Write out, word for word, every line from the first one through the line that holds "ticks_wh = [90, 95, 100, 105, 110, 115]", and nothing else; skip the pictures.

== Data ==

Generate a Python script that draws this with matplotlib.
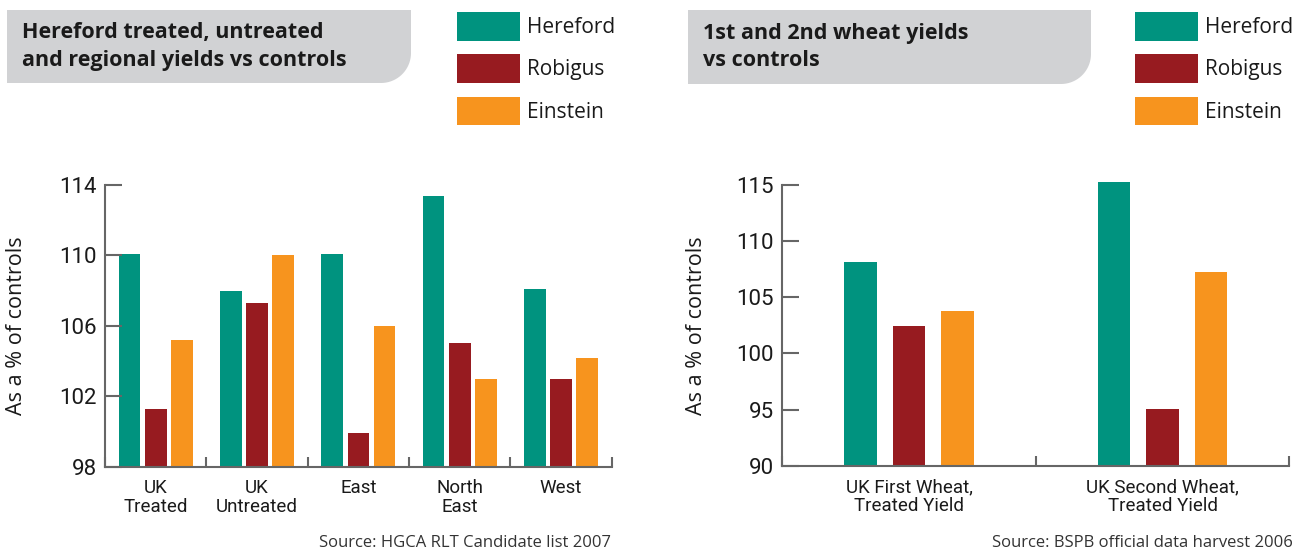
import numpy as np
import matplotlib
matplotlib.use("Agg")
import matplotlib.pyplot as plt
from matplotlib import font_manager
from matplotlib.patches import PathPatch
from matplotlib.path import Path
from matplotlib.transforms import Affine2D

# data
varieties = ["Hereford", "Robigus", "Einstein"]
colors = ["#00937f", "#971b20", "#f7941e"]

regions = ["UK\nTreated", "UK\nUntreated", "East", "North\nEast", "West"]
hereford_reg = [110.1, 108.0, 110.1, 113.4, 108.1]
robigus_reg = [101.3, 107.3, 99.9, 105.0, 103.0]
einstein_reg = [105.2, 110.0, 106.0, 103.0, 104.2]
ticks_reg = [98, 102, 106, 110, 114]

wheats = ["UK First Wheat,\nTreated Yield", "UK Second Wheat,\nTreated Yield"]
hereford_wh = [108.1, 115.2]
robigus_wh = [102.4, 95.1]
einstein_wh = [103.8, 107.2]
ticks_wh = [90, 95, 100, 105, 110, 115]

W, H = 1306, 553
names = set(f.name for f in font_manager.fontManager.ttflist)
narrow = "Liberation Sans Narrow" if "Liberation Sans Narrow" in names else "Roboto"
plt.rcParams['font.family'] = 'Open Sans'
TXT = "#1a1a1a"
SP = "#666666"

fig = plt.figure(figsize=(W / 100, H / 100), dpi=100)
px = Affine2D().scale(1 / W, -1 / H).translate(0, 1) + fig.transFigure


def title_box(x0, x1, y0, y1, r, text):
    t = np.linspace(0, np.pi / 2, 20)
    arc = np.column_stack([x1 - r + r * np.cos(t), y1 - r + r * np.sin(t)])
    verts = np.vstack([[x0, y0], [x1, y0], arc, [x0, y1], [x0, y0]])
    codes = [Path.MOVETO] + [Path.LINETO] * (len(verts) - 2) + [Path.CLOSEPOLY]
    fig.patches.append(PathPatch(Path(verts, codes), transform=px, facecolor="#d1d2d4",
                                 edgecolor="none"))
    fig.text((x0 + 15) / W, 1 - (y0 + y1) / 2 / H, text, fontsize=15.5, fontweight="bold",
             color=TXT, va="center", ha="left", linespacing=1.38)


def chart(ax, cats, series, ylim, yticks, width, step, source, src_x):
    x = np.arange(len(cats))
    bars = []
    for i, vals in enumerate(series):
        v = np.array(vals)
        b = ax.bar(x + (i - 1) * step, v - ylim[0], bottom=ylim[0], width=width,
                   color=colors[i], clip_on=False, label=varieties[i], zorder=1)
        bars.append(b)
    ax.set_xlim(-0.5, len(cats) - 0.5)
    ax.set_ylim(*ylim)
    ax.set_yticks(yticks)
    ax.set_xticks(np.arange(len(cats) + 1) - 0.5)
    ax.set_xticklabels([])
    ax.set_xticks(x, minor=True)
    ax.set_xticklabels(cats, minor=True, family=narrow, fontsize=13.5, color=TXT,
                       linespacing=1.05)
    ax.tick_params(axis="x", which="minor", length=0, pad=9)
    ax.tick_params(axis="x", which="major", direction="in", length=7, width=1.5, color=SP)
    ax.tick_params(axis="y", direction="in", length=12, width=1.5, color=SP, pad=6,
                   labelsize=16, labelcolor=TXT)
    for lab in ax.get_yticklabels():
        lab.set_family(narrow)
    for s in ["top", "right"]:
        ax.spines[s].set_visible(False)
    for s in ["left", "bottom"]:
        ax.spines[s].set_color(SP)
        ax.spines[s].set_linewidth(1.5)
    ax.set_ylabel("As a % of controls", fontsize=15.5, color=TXT)
    fig.text(src_x / W, 1 - 543 / H, source, ha="right", va="center", fontsize=12, color="#333333")
    return bars


ax1 = fig.add_axes([105 / W, 1 - 466.7 / H, 506.7 / W, 281.7 / H])
b1 = chart(ax1, regions, [hereford_reg, robigus_reg, einstein_reg], (98, 114), ticks_reg,
           0.214, 0.257, "Source: HGCA RLT Candidate list 2007", 611)
ax1.yaxis.set_label_coords(-0.154, 0.5)

ax2 = fig.add_axes([782.3 / W, 1 - 466 / H, 507 / W, 281.3 / H])
b2 = chart(ax2, wheats, [hereford_wh, robigus_wh, einstein_wh], (90, 115), ticks_wh,
           0.129, 0.191, "Source: BSPB official data harvest 2006", 1293)
ax2.yaxis.set_label_coords(-0.148, 0.5)

title_box(7, 411, 10, 83, 30, "Hereford treated, untreated\nand regional yields vs controls")
title_box(688, 1091, 10, 84, 30, "1st and 2nd wheat yields\nvs controls")

for bars, lx in [(b1, 457), (b2, 1135)]:
    fig.legend(handles=bars, labels=varieties, loc="upper left",
               bbox_to_anchor=(lx / W, 1 - 12 / H), frameon=False, fontsize=15,
               handlelength=3.0, handleheight=1.75, handletextpad=0.35,
               labelspacing=0.65, borderpad=0, borderaxespad=0, labelcolor=TXT)

fig.savefig("out.png", dpi=100)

===

**Response below:**
Generate a Python script that draws this with matplotlib.
import numpy as np
import matplotlib
matplotlib.use("Agg")
import matplotlib.pyplot as plt
from matplotlib import font_manager
from matplotlib.patches import PathPatch
from matplotlib.path import Path
from matplotlib.transforms import Affine2D

# data
varieties = ["Hereford", "Robigus", "Einstein"]
colors = ["#00937f", "#971b20", "#f7941e"]

regions = ["UK\nTreated", "UK\nUntreated", "East", "North\nEast", "West"]
hereford_reg = [110.1, 108.0, 110.1, 113.4, 108.1]
robigus_reg = [101.3, 107.3, 99.9, 105.0, 103.0]
einstein_reg = [105.2, 110.0, 106.0, 103.0, 104.2]
ticks_reg = [98, 102, 106, 110, 114]

wheats = ["UK First Wheat,\nTreated Yield", "UK Second Wheat,\nTreated Yield"]
hereford_wh = [108.1, 115.2]
robigus_wh = [102.4, 95.1]
einstein_wh = [103.8, 107.2]
ticks_wh = [90, 95, 100, 105, 110, 115]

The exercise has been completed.